As London’s stock market struggles with heavy investor outflows, several big names including insurer Aspen, gambling group Flutter and commodity broker Marex have been tempted by the deeper pool of capital offered across the pond.
“Retail investors in the UK and Germany want to trade US stocks,” Assia added. “We see that UK clients might trade also UK shares, but very few of our global clients would trade UK shares. Something in the US market creates a pool of both deep liquidity and deep awareness for those assets that are trading in the US.”
Assia said there was still a chance the company could float in London given its UK focus, with around 70 per cent of Etoro’s revenues coming from Europe.
Retail investors can trade stocks, currencies, commodities and crypto on Etoro’s platform. Assia said the firm was experiencing a surge in trading activity not seen since the “meme stock” craze in 2021 as US and European stock indexes post bumper gains and the price of bitcoin hits record highs.
New York’s tech-heavy Nasdaq 100 is up nine per cent so far this year amid an AI-fuelled rally, while the FTSE 100 is down one per cent.
Shares in Arm, the UK-based chipmaker that snubbed the LSE last year, have more than doubled since its IPO last September. Its current market capitalisation of $135.2bn (£105.1bn) would make it the fourth-biggest stock on the FTSE 100 if it were listed in London.
An Etoro IPO in London would be a major boost to the capital’s flagging stock market, which saw just 23 listings last year. This figure was down from 45 in 2022, which itself was a 62 per cent drop compared with a record 119 IPOs in 2021.
Assia said he was still “exploring the right timing” for an IPO and expected a higher valuation than $3.5bn (£2.7bn) from its most recent funding round in 2023.

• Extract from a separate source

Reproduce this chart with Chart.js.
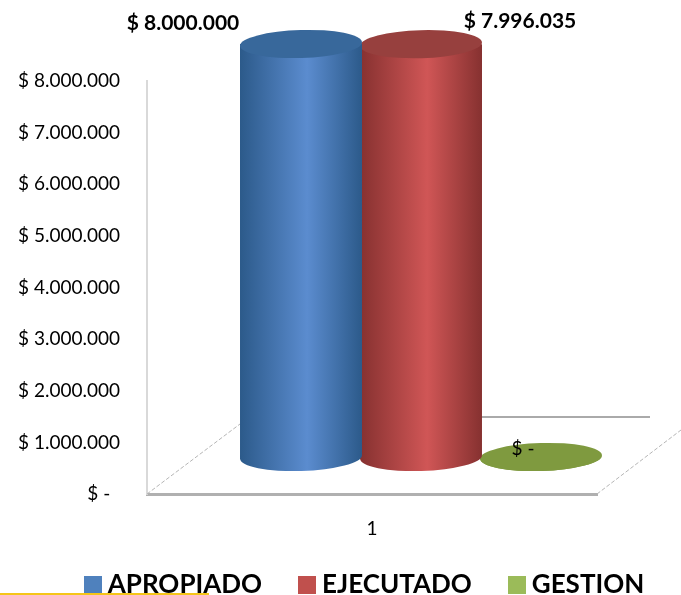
<!DOCTYPE html>
<html>
<head>
<meta charset="utf-8">
<script src="https://cdn.jsdelivr.net/npm/chart.js@4"></script>
<style>
  html, body { margin: 0; padding: 0; background: #fff; }
  #wrap { width: 681px; height: 595px; }
</style>
</head>
<body>
<div id="wrap"><canvas id="myChart"></canvas></div>
<script>
var categories = ["1"];
var seriesNames = ["APROPIADO", "EJECUTADO", "GESTION"];
var apropiado = [8000000];
var ejecutado = [7996035];
var gestion = [0];
var seriesColors = ["#4f81bd", "#c0504d", "#9bbb59"];
var valueLabels = ["$ 8.000.000", "$ 7.996.035", "$ -"];

var FONT = "Lato, 'Open Sans', sans-serif";
// the picture is a fake 3D chart, bars sit back from the front axis by this much
var depthX = 49, depthY = -37;

function money(v) {
  if (v === 0) return "$ -  ";
  return "$ " + String(v).replace(/\B(?=(\d{3})+$)/g, ".");
}

var shades = [
  { edge: "#2c5a8a", mid: "#5b8ccf", cap: "#38689b" },
  { edge: "#863130", mid: "#d05656", cap: "#97403e" },
  { edge: "#7f9a3f", mid: "#7f9a3f", cap: "#7f9a3f" }
];

// legend square as a small canvas, so it can sit closer to its text
function swatch(color) {
  var s = document.createElement("canvas");
  s.width = 18;
  s.height = 18;
  var g = s.getContext("2d");
  g.fillStyle = color;
  g.fillRect(0, 0, 18, 18);
  return s;
}

function drawCylinder(ctx, bar, s) {
  var cx = bar.x + depthX;
  var rx = bar.width / 2 + 1;
  var ry = 14;
  var top = bar.y + depthY;
  var bot = bar.base + depthY;
  var tilt = -0.03;
  var grad = ctx.createLinearGradient(cx - rx, 0, cx + rx, 0);
  grad.addColorStop(0, s.edge);
  grad.addColorStop(0.55, s.mid);
  grad.addColorStop(1, s.edge);
  ctx.save();
  ctx.fillStyle = grad;
  ctx.beginPath();
  ctx.ellipse(cx, bot, rx, ry, tilt, 0, Math.PI);
  ctx.lineTo(cx - rx, top);
  ctx.lineTo(cx + rx, top);
  ctx.closePath();
  ctx.fill();
  ctx.fillStyle = s.cap;
  ctx.beginPath();
  ctx.ellipse(cx, top, rx, ry, tilt, 0, Math.PI * 2);
  ctx.fill();
  ctx.restore();
}

var floorPlugin = {
  id: "floor",
  beforeDatasetsDraw: function(chart) {
    var c = chart.ctx, a = chart.chartArea;
    c.save();
    c.strokeStyle = "#b5b5b5";
    c.lineWidth = 1;
    c.setLineDash([4, 2]);
    c.beginPath();
    c.moveTo(a.left, a.bottom);
    c.lineTo(a.left + 93, a.bottom - 70);
    c.moveTo(a.right, a.bottom);
    c.lineTo(a.right + 84, a.bottom - 64);
    c.stroke();
    c.setLineDash([]);
    c.lineWidth = 2;
    c.strokeStyle = "#aaaaaa";
    c.beginPath();
    c.moveTo(a.left + 330, a.bottom - 77);
    c.lineTo(a.right + 53, a.bottom - 77);
    c.stroke();
    c.restore();
  },
  afterLayout: function(chart) {
    // legend sits lower and further right than the layout box puts it
    var lg = chart.legend;
    lg.top = 529;
    lg.left += 27;
    lg.right += 27;
  },
  beforeDatasetDraw: function(chart, args) {
    var bar = chart.getDatasetMeta(args.index).data[0];
    drawCylinder(chart.ctx, bar, shades[args.index]);
    return false;
  },
  afterDraw: function(chart) {
    var c = chart.ctx;
    var b = [0, 1, 2].map(function(i) { return chart.getDatasetMeta(i).data[0]; });
    c.save();
    c.fillStyle = "#000";
    c.textBaseline = "middle";
    c.textAlign = "center";
    c.font = "bold 21px " + FONT;
    c.fillText(valueLabels[0], b[0].x - 69, 23);
    c.fillText(valueLabels[1], b[1].x + 148, 21);
    c.font = "19px " + FONT;
    c.fillText(valueLabels[2], b[2].x + 31, 449);
    // yellow rule left at the bottom of the page
    c.strokeStyle = "#f5c518";
    c.lineWidth = 2;
    c.beginPath();
    c.moveTo(0, 594);
    c.lineTo(209, 594);
    c.stroke();
    c.restore();
  }
};

var ctx = document.getElementById("myChart").getContext("2d");
var myChart = new Chart(ctx, {
  type: "bar",
  plugins: [floorPlugin],
  data: {
    labels: categories,
    datasets: [
      { label: seriesNames[0], data: apropiado, backgroundColor: seriesColors[0] },
      { label: seriesNames[1], data: ejecutado, backgroundColor: seriesColors[1] },
      { label: seriesNames[2], data: gestion, backgroundColor: seriesColors[2] }
    ]
  },
  options: {
    responsive: true,
    maintainAspectRatio: false,
    animation: false,
    layout: { padding: { top: 81, right: 0, left: 0, bottom: -28 } },
    datasets: { bar: { categoryPercentage: 0.8, barPercentage: 1 } },
    plugins: {
      tooltip: { enabled: false },
      title: { display: false },
      legend: {
        position: "bottom",
        labels: {
          usePointStyle: true,
          pointStyleWidth: 4,
          boxHeight: 18,
          padding: 43,
          color: "#000",
          font: { family: FONT, size: 26, weight: "bold" },
          generateLabels: function(chart) {
            var items = Chart.defaults.plugins.legend.labels.generateLabels(chart);
            items.forEach(function(it, i) { it.pointStyle = swatch(seriesColors[i]); });
            return items;
          }
        }
      }
    },
    scales: {
      x: {
        grid: { display: false, drawTicks: false },
        border: { display: true, color: "#b0b0b0", width: 3 },
        ticks: { color: "#000", padding: 23, font: { family: FONT, size: 19 } },
        afterFit: function(scale) { scale.height = 50; }
      },
      y: {
        min: 0,
        max: 8000000,
        grid: { display: false, drawTicks: false },
        border: { display: true, color: "#d9d9d9", width: 2 },
        ticks: {
          stepSize: 1000000,
          color: "#000",
          padding: 27,
          font: { family: FONT, size: 19 },
          callback: function(v) { return money(v); }
        },
        afterFit: function(scale) { scale.width = 147; }
      },
      // empty axis, only keeps the plot clear of the right side
      yRight: {
        position: "right",
        grid: { display: false, drawTicks: false },
        border: { display: false },
        ticks: { display: false },
        afterFit: function(scale) { scale.width = 84; }
      }
    }
  }
});
</script>
</body>
</html>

Etoro made a $10.4bn deal with a special-purpose acquisition company when it first tried to go public in 2021. Assia said the broker scrapped the plans in 2022 after realising “the markets aren’t there”.
He said Etoro had not decided whether to allow its customers to invest directly in the IPO, like rival Robinhood did in 2021.
“Unlike Robinhood, all their customers are US-based [and] they did a US IPO, our customers are mostly European, UK, Asian,” Assia said. “To give access to US IPOs in European markets is a very different infrastructure.”